**TASK REQUIREMENTS**
Output every line exactly as written. Leave out pictures.

>>>>

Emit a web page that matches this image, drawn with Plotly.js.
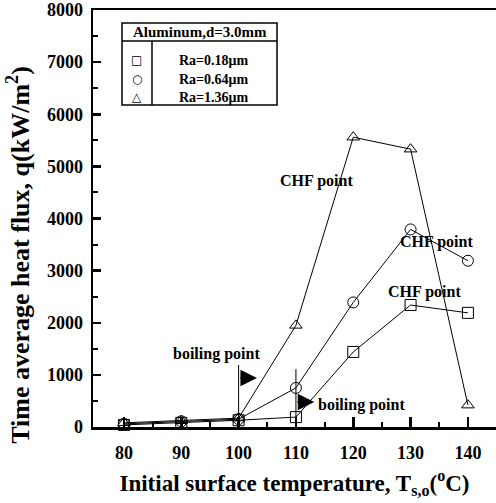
<!DOCTYPE html>
<html>
<head>
<meta charset="utf-8">
<script src="https://cdn.plot.ly/plotly-3.0.1.min.js"></script>
<style>html,body{margin:0;padding:0;background:#fff;}#chart{width:496px;height:503px;}</style>
</head>
<body>
<div id="chart"></div>
<script>
var temps = [80, 90, 100, 110, 120, 130, 140];
var flux018 = [40, 80, 130, 190, 1440, 2340, 2190];
var flux064 = [60, 110, 150, 750, 2390, 3790, 3190];
var flux136 = [80, 120, 170, 1950, 5560, 5330, 420];
var seriesNames = ['Ra=0.18\u03bcm', 'Ra=0.64\u03bcm', 'Ra=1.36\u03bcm'];
var legendSymbols = ['\u25a1', '\u25cb', '\u25b3'];
var legendHeader = 'Aluminum,d=3.0mm';
var xTitle = 'Initial surface temperature, T<sub>s,o</sub>(<sup>o</sup>C)';
var yTitle = 'Time average heat flux, q(kW/m<sup>2</sup>)';

var FONT = 'Liberation Serif, Times New Roman, serif';
function tr(y, sym, name) {
  return {
    x: temps, y: y, name: name, type: 'scatter', mode: 'lines+markers',
    line: {color: '#000', width: 1},
    marker: {symbol: sym, size: 11, color: '#000', line: {color: '#000', width: 1}},
    showlegend: false, cliponaxis: false
  };
}
var data = [
  tr(flux018, 'square-open', seriesNames[0]),
  tr(flux064, 'circle-open', seriesNames[1]),
  tr(flux136, 'triangle-up-open', seriesNames[2])
];

var ann = [];
function txt(x, y, t, size, xref, yref) {
  ann.push({x: x, y: y, xref: xref || 'x', yref: yref || 'y', text: t, showarrow: false,
    xanchor: 'center', yanchor: 'middle',
    font: {family: FONT, size: size || 16, color: '#000', weight: 'bold'}});
}
txt(113.5, 4720, 'CHF point');
txt(134.6, 3550, 'CHF point');
txt(132.5, 2590, 'CHF point');
txt(96.1, 1400, 'boiling point');
txt(121.4, 420, 'boiling point');
// arrows
function arr(x0, x1, y) {
  ann.push({x: x1, y: y, ax: x0, ay: y, xref: 'x', yref: 'y', axref: 'x', ayref: 'y',
    showarrow: true, arrowhead: 2, arrowsize: 2.2, arrowwidth: 1.5, arrowcolor: '#000', text: ''});
}
arr(100, 103.2, 940);
arr(110, 113.2, 480);

// legend box
var rowsY = [0.880, 0.8345, 0.791];
txt(0.2655, 0.947, legendHeader, 15, 'paper', 'paper');
for (var i = 0; i < 3; i++) {
  txt(0.300, rowsY[i], seriesNames[i], 14, 'paper', 'paper');
  ann.push({x: 0.109, y: rowsY[i], xref: 'paper', yref: 'paper', text: legendSymbols[i], showarrow: false,
    xanchor: 'center', yanchor: 'middle',
    font: {family: 'DejaVu Sans', size: 12, color: '#000'}});
}
// y-axis title (placed like the reference, lower than the plot centre)
ann.push({x: -0.184, y: 0.4125, xref: 'paper', yref: 'paper', text: yTitle, showarrow: false,
  textangle: -90, xanchor: 'center', yanchor: 'middle',
  font: {family: FONT, size: 26, color: '#000', weight: 'bold'}});

var shapes = [
  {type: 'rect', xref: 'paper', yref: 'paper', x0: 0.072, x1: 0.4566, y0: 0.772, y1: 0.969, line: {color: '#000', width: 1.5}},
  {type: 'line', xref: 'paper', yref: 'paper', x0: 0.072, x1: 0.4566, y0: 0.9257, y1: 0.9257, line: {color: '#000', width: 1.5}},
  {type: 'line', xref: 'paper', yref: 'paper', x0: 0.1464, x1: 0.1464, y0: 0.772, y1: 0.9257, line: {color: '#000', width: 1.5}},
  {type: 'line', xref: 'x', yref: 'y', x0: 100, x1: 100, y0: 150, y1: 1190, line: {color: '#000', width: 1}},
  {type: 'line', xref: 'x', yref: 'y', x0: 110, x1: 110, y0: 120, y1: 1110, line: {color: '#000', width: 1}}
];

var layout = {
  width: 496, height: 503,
  margin: {l: 93, r: 0, t: 10, b: 76},
  paper_bgcolor: '#fff', plot_bgcolor: '#fff',
  showlegend: false,
  font: {family: FONT, color: '#000'},
  xaxis: {
    range: [74.6, 144.9], tickvals: temps, ticktext: temps.map(String),
    showgrid: false, zeroline: false, showline: true, mirror: true, linecolor: '#000', linewidth: 2.5,
    ticks: 'inside', ticklen: 10, tickwidth: 2.5, tickcolor: '#000',
    minor: {tickvals: [85, 95, 105, 115, 125, 135], ticks: 'inside', ticklen: 5, tickwidth: 2, tickcolor: '#000', showgrid: false},
    tickfont: {family: FONT, size: 18, color: '#000', weight: 'bold'},
    ticklabelstandoff: 8,
    title: {text: xTitle, font: {family: FONT, size: 23, color: '#000', weight: 'bold'}, standoff: 13}
  },
  yaxis: {
    range: [0, 8000], dtick: 1000, tick0: 0,
    showgrid: false, zeroline: false, showline: true, linecolor: '#000', linewidth: 2.5,
    ticks: 'inside', ticklen: 8, tickwidth: 2.5, tickcolor: '#000',
    minor: {dtick: 500, ticks: 'inside', ticklen: 5, tickwidth: 2, tickcolor: '#000', showgrid: false},
    tickfont: {family: FONT, size: 18, color: '#000', weight: 'bold'},
    ticklabelstandoff: 4
  },
  annotations: ann,
  shapes: shapes
};
Plotly.newPlot('chart', data, layout, {displayModeBar: false, staticPlot: true});
</script>
</body>
</html>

<<<<

**RESULT OF THIS EXERCISE**
Emit a web page that matches this image, drawn with Plotly.js.
<!DOCTYPE html>
<html>
<head>
<meta charset="utf-8">
<script src="https://cdn.plot.ly/plotly-3.0.1.min.js"></script>
<style>html,body{margin:0;padding:0;background:#fff;}#chart{width:496px;height:503px;}</style>
</head>
<body>
<div id="chart"></div>
<script>
var temps = [80, 90, 100, 110, 120, 130, 140];
var flux018 = [40, 80, 130, 190, 1440, 2340, 2190];
var flux064 = [60, 110, 150, 750, 2390, 3790, 3190];
var flux136 = [80, 120, 170, 1950, 5560, 5330, 420];
var seriesNames = ['Ra=0.18\u03bcm', 'Ra=0.64\u03bcm', 'Ra=1.36\u03bcm'];
var legendSymbols = ['\u25a1', '\u25cb', '\u25b3'];
var legendHeader = 'Aluminum,d=3.0mm';
var xTitle = 'Initial surface temperature, T<sub>s,o</sub>(<sup>o</sup>C)';
var yTitle = 'Time average heat flux, q(kW/m<sup>2</sup>)';

var FONT = 'Liberation Serif, Times New Roman, serif';
function tr(y, sym, name) {
  return {
    x: temps, y: y, name: name, type: 'scatter', mode: 'lines+markers',
    line: {color: '#000', width: 1},
    marker: {symbol: sym, size: 11, color: '#000', line: {color: '#000', width: 1}},
    showlegend: false, cliponaxis: false
  };
}
var data = [
  tr(flux018, 'square-open', seriesNames[0]),
  tr(flux064, 'circle-open', seriesNames[1]),
  tr(flux136, 'triangle-up-open', seriesNames[2])
];

var ann = [];
function txt(x, y, t, size, xref, yref) {
  ann.push({x: x, y: y, xref: xref || 'x', yref: yref || 'y', text: t, showarrow: false,
    xanchor: 'center', yanchor: 'middle',
    font: {family: FONT, size: size || 16, color: '#000', weight: 'bold'}});
}
txt(113.5, 4720, 'CHF point');
txt(134.6, 3550, 'CHF point');
txt(132.5, 2590, 'CHF point');
txt(96.1, 1400, 'boiling point');
txt(121.4, 420, 'boiling point');
// arrows
function arr(x0, x1, y) {
  ann.push({x: x1, y: y, ax: x0, ay: y, xref: 'x', yref: 'y', axref: 'x', ayref: 'y',
    showarrow: true, arrowhead: 2, arrowsize: 2.2, arrowwidth: 1.5, arrowcolor: '#000', text: ''});
}
arr(100, 103.2, 940);
arr(110, 113.2, 480);

// legend box
var rowsY = [0.880, 0.8345, 0.791];
txt(0.2655, 0.947, legendHeader, 15, 'paper', 'paper');
for (var i = 0; i < 3; i++) {
  txt(0.300, rowsY[i], seriesNames[i], 14, 'paper', 'paper');
  ann.push({x: 0.109, y: rowsY[i], xref: 'paper', yref: 'paper', text: legendSymbols[i], showarrow: false,
    xanchor: 'center', yanchor: 'middle',
    font: {family: 'DejaVu Sans', size: 12, color: '#000'}});
}
// y-axis title (placed like the reference, lower than the plot centre)
ann.push({x: -0.184, y: 0.4125, xref: 'paper', yref: 'paper', text: yTitle, showarrow: false,
  textangle: -90, xanchor: 'center', yanchor: 'middle',
  font: {family: FONT, size: 26, color: '#000', weight: 'bold'}});

var shapes = [
  {type: 'rect', xref: 'paper', yref: 'paper', x0: 0.072, x1: 0.4566, y0: 0.772, y1: 0.969, line: {color: '#000', width: 1.5}},
  {type: 'line', xref: 'paper', yref: 'paper', x0: 0.072, x1: 0.4566, y0: 0.9257, y1: 0.9257, line: {color: '#000', width: 1.5}},
  {type: 'line', xref: 'paper', yref: 'paper', x0: 0.1464, x1: 0.1464, y0: 0.772, y1: 0.9257, line: {color: '#000', width: 1.5}},
  {type: 'line', xref: 'x', yref: 'y', x0: 100, x1: 100, y0: 150, y1: 1190, line: {color: '#000', width: 1}},
  {type: 'line', xref: 'x', yref: 'y', x0: 110, x1: 110, y0: 120, y1: 1110, line: {color: '#000', width: 1}}
];

var layout = {
  width: 496, height: 503,
  margin: {l: 93, r: 0, t: 10, b: 76},
  paper_bgcolor: '#fff', plot_bgcolor: '#fff',
  showlegend: false,
  font: {family: FONT, color: '#000'},
  xaxis: {
    range: [74.6, 144.9], tickvals: temps, ticktext: temps.map(String),
    showgrid: false, zeroline: false, showline: true, mirror: true, linecolor: '#000', linewidth: 2.5,
    ticks: 'inside', ticklen: 10, tickwidth: 2.5, tickcolor: '#000',
    minor: {tickvals: [85, 95, 105, 115, 125, 135], ticks: 'inside', ticklen: 5, tickwidth: 2, tickcolor: '#000', showgrid: false},
    tickfont: {family: FONT, size: 18, color: '#000', weight: 'bold'},
    ticklabelstandoff: 8,
    title: {text: xTitle, font: {family: FONT, size: 23, color: '#000', weight: 'bold'}, standoff: 13}
  },
  yaxis: {
    range: [0, 8000], dtick: 1000, tick0: 0,
    showgrid: false, zeroline: false, showline: true, linecolor: '#000', linewidth: 2.5,
    ticks: 'inside', ticklen: 8, tickwidth: 2.5, tickcolor: '#000',
    minor: {dtick: 500, ticks: 'inside', ticklen: 5, tickwidth: 2, tickcolor: '#000', showgrid: false},
    tickfont: {family: FONT, size: 18, color: '#000', weight: 'bold'},
    ticklabelstandoff: 4
  },
  annotations: ann,
  shapes: shapes
};
Plotly.newPlot('chart', data, layout, {displayModeBar: false, staticPlot: true});
</script>
</body>
</html>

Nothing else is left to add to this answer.